* **YOUR TASK**
Go through the entries below and retype them exactly, omitting each picture.

═════ RECORDS TO PROCESS

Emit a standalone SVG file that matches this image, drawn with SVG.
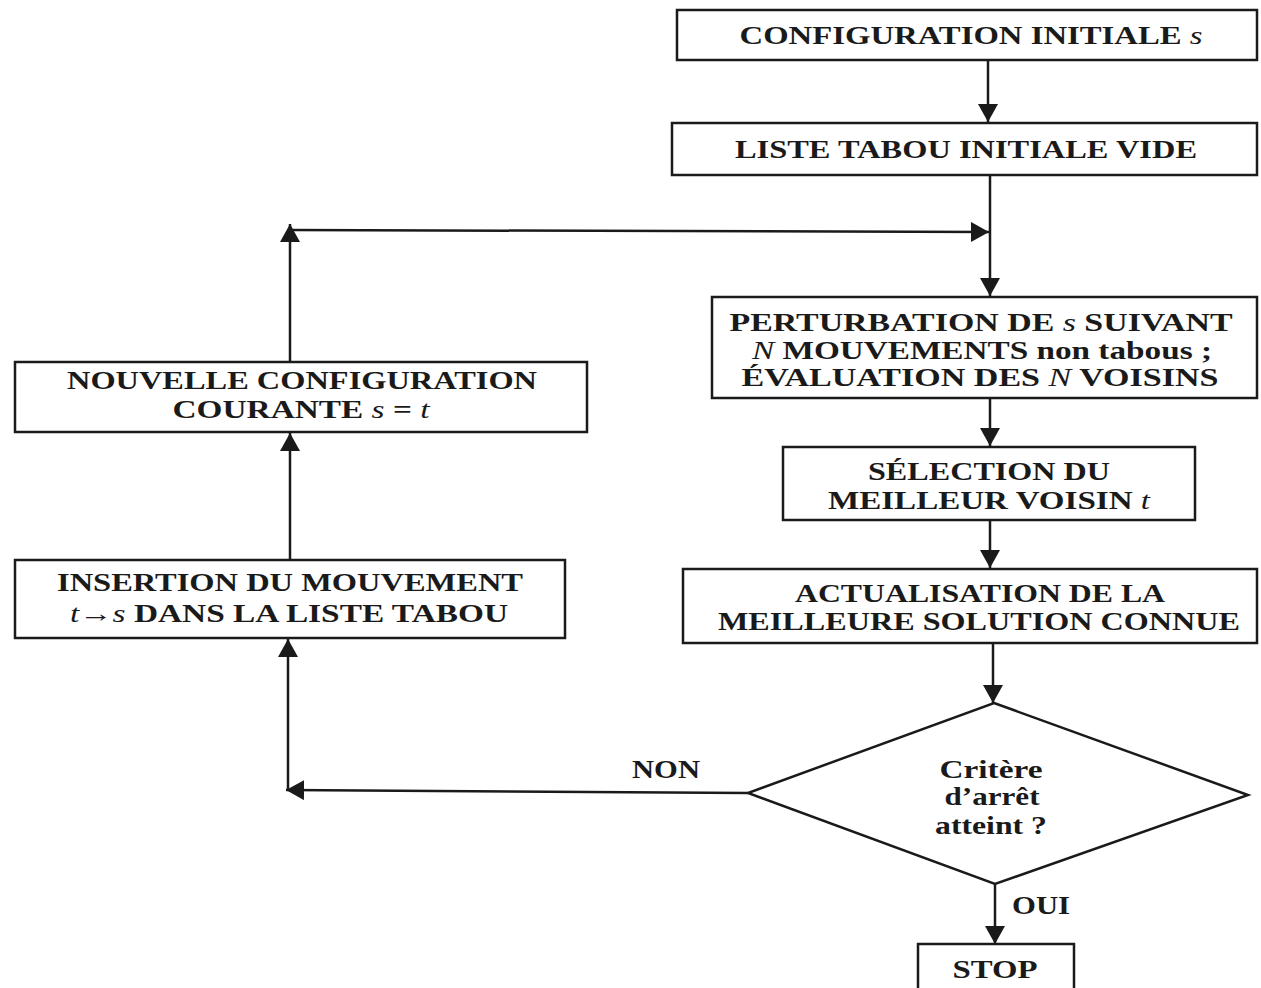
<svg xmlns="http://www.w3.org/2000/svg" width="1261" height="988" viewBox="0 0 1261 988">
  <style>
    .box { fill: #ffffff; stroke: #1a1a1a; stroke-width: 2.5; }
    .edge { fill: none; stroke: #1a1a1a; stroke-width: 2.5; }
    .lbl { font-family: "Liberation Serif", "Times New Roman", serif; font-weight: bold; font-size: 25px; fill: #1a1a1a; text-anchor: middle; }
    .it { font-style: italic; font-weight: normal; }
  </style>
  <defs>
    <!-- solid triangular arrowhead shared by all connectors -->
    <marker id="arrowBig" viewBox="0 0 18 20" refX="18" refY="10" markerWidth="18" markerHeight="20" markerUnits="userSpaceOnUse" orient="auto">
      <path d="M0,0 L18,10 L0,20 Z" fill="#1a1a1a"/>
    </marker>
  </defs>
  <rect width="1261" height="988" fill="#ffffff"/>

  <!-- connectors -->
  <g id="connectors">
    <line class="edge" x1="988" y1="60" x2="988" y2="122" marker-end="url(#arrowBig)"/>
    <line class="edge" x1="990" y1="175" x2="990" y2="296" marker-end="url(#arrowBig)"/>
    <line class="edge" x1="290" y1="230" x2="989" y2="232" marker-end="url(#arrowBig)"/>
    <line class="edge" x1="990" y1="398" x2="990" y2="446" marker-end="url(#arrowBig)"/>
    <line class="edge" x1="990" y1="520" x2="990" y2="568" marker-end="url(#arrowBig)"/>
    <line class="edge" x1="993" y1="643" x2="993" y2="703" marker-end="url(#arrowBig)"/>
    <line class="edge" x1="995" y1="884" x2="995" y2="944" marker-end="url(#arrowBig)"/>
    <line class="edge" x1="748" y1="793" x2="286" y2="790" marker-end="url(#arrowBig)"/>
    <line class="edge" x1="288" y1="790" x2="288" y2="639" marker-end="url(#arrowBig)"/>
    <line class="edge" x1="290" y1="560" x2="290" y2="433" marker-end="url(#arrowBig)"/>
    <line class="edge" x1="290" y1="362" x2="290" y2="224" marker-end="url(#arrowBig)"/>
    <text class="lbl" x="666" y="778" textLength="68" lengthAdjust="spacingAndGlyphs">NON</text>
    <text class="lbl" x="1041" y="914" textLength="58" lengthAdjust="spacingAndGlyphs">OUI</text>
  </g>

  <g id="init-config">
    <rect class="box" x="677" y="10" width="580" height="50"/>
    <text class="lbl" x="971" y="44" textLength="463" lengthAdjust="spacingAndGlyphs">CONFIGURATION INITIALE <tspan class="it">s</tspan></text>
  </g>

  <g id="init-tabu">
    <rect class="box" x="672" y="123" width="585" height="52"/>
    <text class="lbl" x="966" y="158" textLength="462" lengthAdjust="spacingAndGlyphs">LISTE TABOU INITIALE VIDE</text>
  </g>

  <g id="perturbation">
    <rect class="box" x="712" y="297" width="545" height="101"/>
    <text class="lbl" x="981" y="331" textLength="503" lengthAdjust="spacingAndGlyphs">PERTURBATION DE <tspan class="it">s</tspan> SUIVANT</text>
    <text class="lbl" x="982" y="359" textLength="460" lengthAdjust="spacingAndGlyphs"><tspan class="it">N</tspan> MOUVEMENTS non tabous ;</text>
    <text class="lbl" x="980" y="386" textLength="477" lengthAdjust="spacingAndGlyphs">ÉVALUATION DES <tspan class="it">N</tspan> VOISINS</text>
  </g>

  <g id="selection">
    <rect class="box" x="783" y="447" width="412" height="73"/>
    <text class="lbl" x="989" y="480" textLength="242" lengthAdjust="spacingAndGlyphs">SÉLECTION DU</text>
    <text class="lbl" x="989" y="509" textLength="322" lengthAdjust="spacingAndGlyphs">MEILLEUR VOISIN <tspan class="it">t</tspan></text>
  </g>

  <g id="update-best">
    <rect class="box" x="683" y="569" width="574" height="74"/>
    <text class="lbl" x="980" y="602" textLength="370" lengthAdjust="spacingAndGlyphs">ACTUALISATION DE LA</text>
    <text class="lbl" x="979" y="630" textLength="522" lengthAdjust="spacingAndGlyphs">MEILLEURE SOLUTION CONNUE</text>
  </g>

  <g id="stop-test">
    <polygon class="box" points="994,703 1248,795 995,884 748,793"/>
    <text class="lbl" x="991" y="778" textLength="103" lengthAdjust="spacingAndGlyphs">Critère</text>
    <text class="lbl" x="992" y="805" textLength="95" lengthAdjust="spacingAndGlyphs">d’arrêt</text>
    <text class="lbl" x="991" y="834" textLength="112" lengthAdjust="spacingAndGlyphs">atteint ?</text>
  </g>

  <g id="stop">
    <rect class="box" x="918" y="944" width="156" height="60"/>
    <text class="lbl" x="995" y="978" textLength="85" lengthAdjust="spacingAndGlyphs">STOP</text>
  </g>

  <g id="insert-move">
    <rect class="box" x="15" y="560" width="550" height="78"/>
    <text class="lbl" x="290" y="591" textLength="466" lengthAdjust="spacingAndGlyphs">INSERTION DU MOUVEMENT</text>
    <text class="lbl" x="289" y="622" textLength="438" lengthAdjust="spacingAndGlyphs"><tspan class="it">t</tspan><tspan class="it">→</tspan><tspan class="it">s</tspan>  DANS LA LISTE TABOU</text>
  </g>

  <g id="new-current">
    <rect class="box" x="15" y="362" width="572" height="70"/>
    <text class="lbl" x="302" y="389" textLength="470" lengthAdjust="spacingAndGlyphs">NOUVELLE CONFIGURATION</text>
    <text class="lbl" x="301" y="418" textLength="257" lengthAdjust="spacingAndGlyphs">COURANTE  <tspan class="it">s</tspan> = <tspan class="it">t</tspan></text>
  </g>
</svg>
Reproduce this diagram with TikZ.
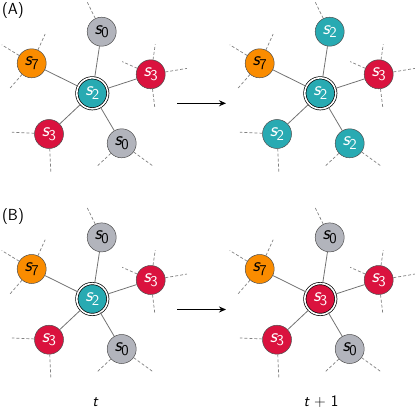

══════════

* **EXERCISE OUTPUT**
Emit a standalone SVG file that matches this image, drawn with SVG.
<svg xmlns="http://www.w3.org/2000/svg" width="1261" height="988" viewBox="0 0 1261 988">
  <style>
    .box { fill: #ffffff; stroke: #1a1a1a; stroke-width: 2.5; }
    .edge { fill: none; stroke: #1a1a1a; stroke-width: 2.5; }
    .lbl { font-family: "Liberation Serif", "Times New Roman", serif; font-weight: bold; font-size: 25px; fill: #1a1a1a; text-anchor: middle; }
    .it { font-style: italic; font-weight: normal; }
  </style>
  <defs>
    <!-- solid triangular arrowhead shared by all connectors -->
    <marker id="arrowBig" viewBox="0 0 18 20" refX="18" refY="10" markerWidth="18" markerHeight="20" markerUnits="userSpaceOnUse" orient="auto">
      <path d="M0,0 L18,10 L0,20 Z" fill="#1a1a1a"/>
    </marker>
  </defs>
  <rect width="1261" height="988" fill="#ffffff"/>

  <!-- connectors -->
  <g id="connectors">
    <line class="edge" x1="988" y1="60" x2="988" y2="122" marker-end="url(#arrowBig)"/>
    <line class="edge" x1="990" y1="175" x2="990" y2="296" marker-end="url(#arrowBig)"/>
    <line class="edge" x1="290" y1="230" x2="989" y2="232" marker-end="url(#arrowBig)"/>
    <line class="edge" x1="990" y1="398" x2="990" y2="446" marker-end="url(#arrowBig)"/>
    <line class="edge" x1="990" y1="520" x2="990" y2="568" marker-end="url(#arrowBig)"/>
    <line class="edge" x1="993" y1="643" x2="993" y2="703" marker-end="url(#arrowBig)"/>
    <line class="edge" x1="995" y1="884" x2="995" y2="944" marker-end="url(#arrowBig)"/>
    <line class="edge" x1="748" y1="793" x2="286" y2="790" marker-end="url(#arrowBig)"/>
    <line class="edge" x1="288" y1="790" x2="288" y2="639" marker-end="url(#arrowBig)"/>
    <line class="edge" x1="290" y1="560" x2="290" y2="433" marker-end="url(#arrowBig)"/>
    <line class="edge" x1="290" y1="362" x2="290" y2="224" marker-end="url(#arrowBig)"/>
    <text class="lbl" x="666" y="778" textLength="68" lengthAdjust="spacingAndGlyphs">NON</text>
    <text class="lbl" x="1041" y="914" textLength="58" lengthAdjust="spacingAndGlyphs">OUI</text>
  </g>

  <g id="init-config">
    <rect class="box" x="677" y="10" width="580" height="50"/>
    <text class="lbl" x="971" y="44" textLength="463" lengthAdjust="spacingAndGlyphs">CONFIGURATION INITIALE <tspan class="it">s</tspan></text>
  </g>

  <g id="init-tabu">
    <rect class="box" x="672" y="123" width="585" height="52"/>
    <text class="lbl" x="966" y="158" textLength="462" lengthAdjust="spacingAndGlyphs">LISTE TABOU INITIALE VIDE</text>
  </g>

  <g id="perturbation">
    <rect class="box" x="712" y="297" width="545" height="101"/>
    <text class="lbl" x="981" y="331" textLength="503" lengthAdjust="spacingAndGlyphs">PERTURBATION DE <tspan class="it">s</tspan> SUIVANT</text>
    <text class="lbl" x="982" y="359" textLength="460" lengthAdjust="spacingAndGlyphs"><tspan class="it">N</tspan> MOUVEMENTS non tabous ;</text>
    <text class="lbl" x="980" y="386" textLength="477" lengthAdjust="spacingAndGlyphs">ÉVALUATION DES <tspan class="it">N</tspan> VOISINS</text>
  </g>

  <g id="selection">
    <rect class="box" x="783" y="447" width="412" height="73"/>
    <text class="lbl" x="989" y="480" textLength="242" lengthAdjust="spacingAndGlyphs">SÉLECTION DU</text>
    <text class="lbl" x="989" y="509" textLength="322" lengthAdjust="spacingAndGlyphs">MEILLEUR VOISIN <tspan class="it">t</tspan></text>
  </g>

  <g id="update-best">
    <rect class="box" x="683" y="569" width="574" height="74"/>
    <text class="lbl" x="980" y="602" textLength="370" lengthAdjust="spacingAndGlyphs">ACTUALISATION DE LA</text>
    <text class="lbl" x="979" y="630" textLength="522" lengthAdjust="spacingAndGlyphs">MEILLEURE SOLUTION CONNUE</text>
  </g>

  <g id="stop-test">
    <polygon class="box" points="994,703 1248,795 995,884 748,793"/>
    <text class="lbl" x="991" y="778" textLength="103" lengthAdjust="spacingAndGlyphs">Critère</text>
    <text class="lbl" x="992" y="805" textLength="95" lengthAdjust="spacingAndGlyphs">d’arrêt</text>
    <text class="lbl" x="991" y="834" textLength="112" lengthAdjust="spacingAndGlyphs">atteint ?</text>
  </g>

  <g id="stop">
    <rect class="box" x="918" y="944" width="156" height="60"/>
    <text class="lbl" x="995" y="978" textLength="85" lengthAdjust="spacingAndGlyphs">STOP</text>
  </g>

  <g id="insert-move">
    <rect class="box" x="15" y="560" width="550" height="78"/>
    <text class="lbl" x="290" y="591" textLength="466" lengthAdjust="spacingAndGlyphs">INSERTION DU MOUVEMENT</text>
    <text class="lbl" x="289" y="622" textLength="438" lengthAdjust="spacingAndGlyphs"><tspan class="it">t</tspan><tspan class="it">→</tspan><tspan class="it">s</tspan>  DANS LA LISTE TABOU</text>
  </g>

  <g id="new-current">
    <rect class="box" x="15" y="362" width="572" height="70"/>
    <text class="lbl" x="302" y="389" textLength="470" lengthAdjust="spacingAndGlyphs">NOUVELLE CONFIGURATION</text>
    <text class="lbl" x="301" y="418" textLength="257" lengthAdjust="spacingAndGlyphs">COURANTE  <tspan class="it">s</tspan> = <tspan class="it">t</tspan></text>
  </g>
</svg>
Reproduce this diagram with TikZ.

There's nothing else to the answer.